Jan Willem Stikkers vreemde snuiter in bevindelijk gereformeerd Nederland
Op de persoon, de levenswandel en de theologische inzichten van de vroegere voorganger Cobus den Hartog van de Filadelfiakerk in Culemborg valt veel af te dingen, zoals de afgelopen weken bleek. Maar een keiharde oplichter was hij zeker niet. Eerder moet van hem worden gezegd dat er nogal wat mis was met zijn zelfbeeld en zijn psychische gesteldheid. Dit in tegenstelling tot een andere voorganger van Filadelfia, ds. Jan Willem Stikkers. Hij bedroog de boel wél willens en wetens. Onmiskenbaar behoort hij tot de vreemdste snuiters die ooit in bevindelijk gereformeerd Nederland hebben rondgelopen.
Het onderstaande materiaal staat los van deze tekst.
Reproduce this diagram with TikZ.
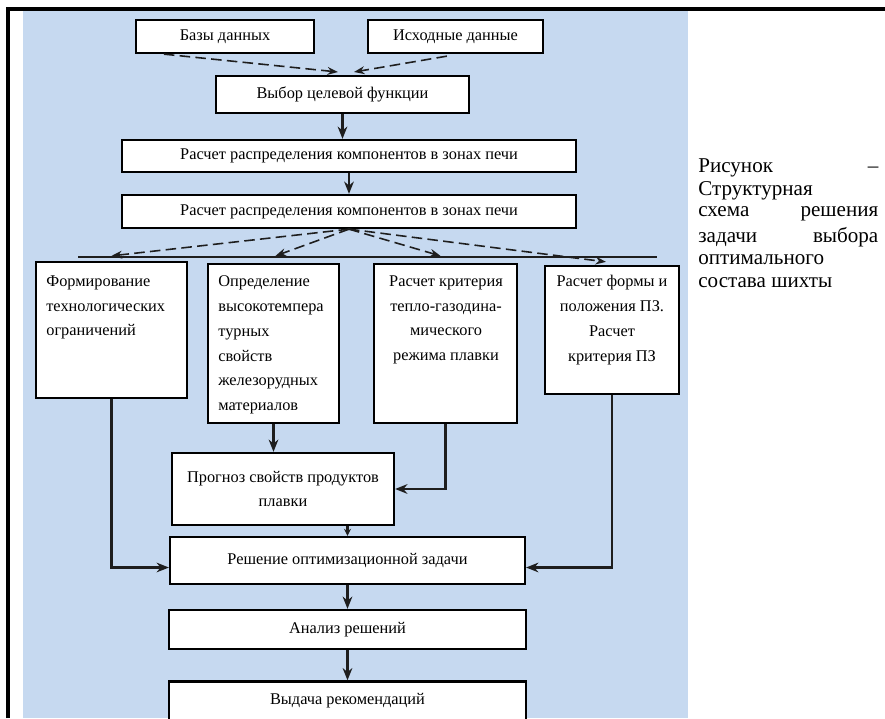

Hij werd geboren in 1913 te Rotterdam en groeide op in synodaal gereformeerde kringen. Zijn vader zag in hem een toneelspeler, maar hij volgde de wens van zijn moeder en koos voor een theologische studie. Het liep op niets uit.
Als jongen snuffelt hij rond in de gereformeerde gemeente in zijn woonplaats en wil voorganger worden. Daarvoor wijkt hij uit naar een clubje bezwaarden dat zich heeft verenigd onder leiding van ene ds. D. C. van Stempvoort. Daar wordt hij al vrij snel in het ambt bevestigd door een predikant uit een andere vrije groep. Zijn gemeente noemt zich de ”Gereformeerde Gemeente onder het kruis”. In 1943 vertrekt Stikkers naar een zustergemeente in Dordrecht, om vervolgens naar een vergelijkbaar genootschap in Amsterdam te verhuizen. De bijeenkomsten worden belegd in een pand waar de politie in 1947 een clandestiene jeneverstokerij op zolder ontdekt. Stikkers zegt niet te begrijpen waarom mensen hierover moeilijk doen. Trappisten zijn uitmuntende bierbrouwers, waarom zou hij dan geen sterke drank mogen bereiden? Zijn volgelingen zien dat toch anders, met als gevolg dat het clubje vrij snel daarna wordt opgedoekt.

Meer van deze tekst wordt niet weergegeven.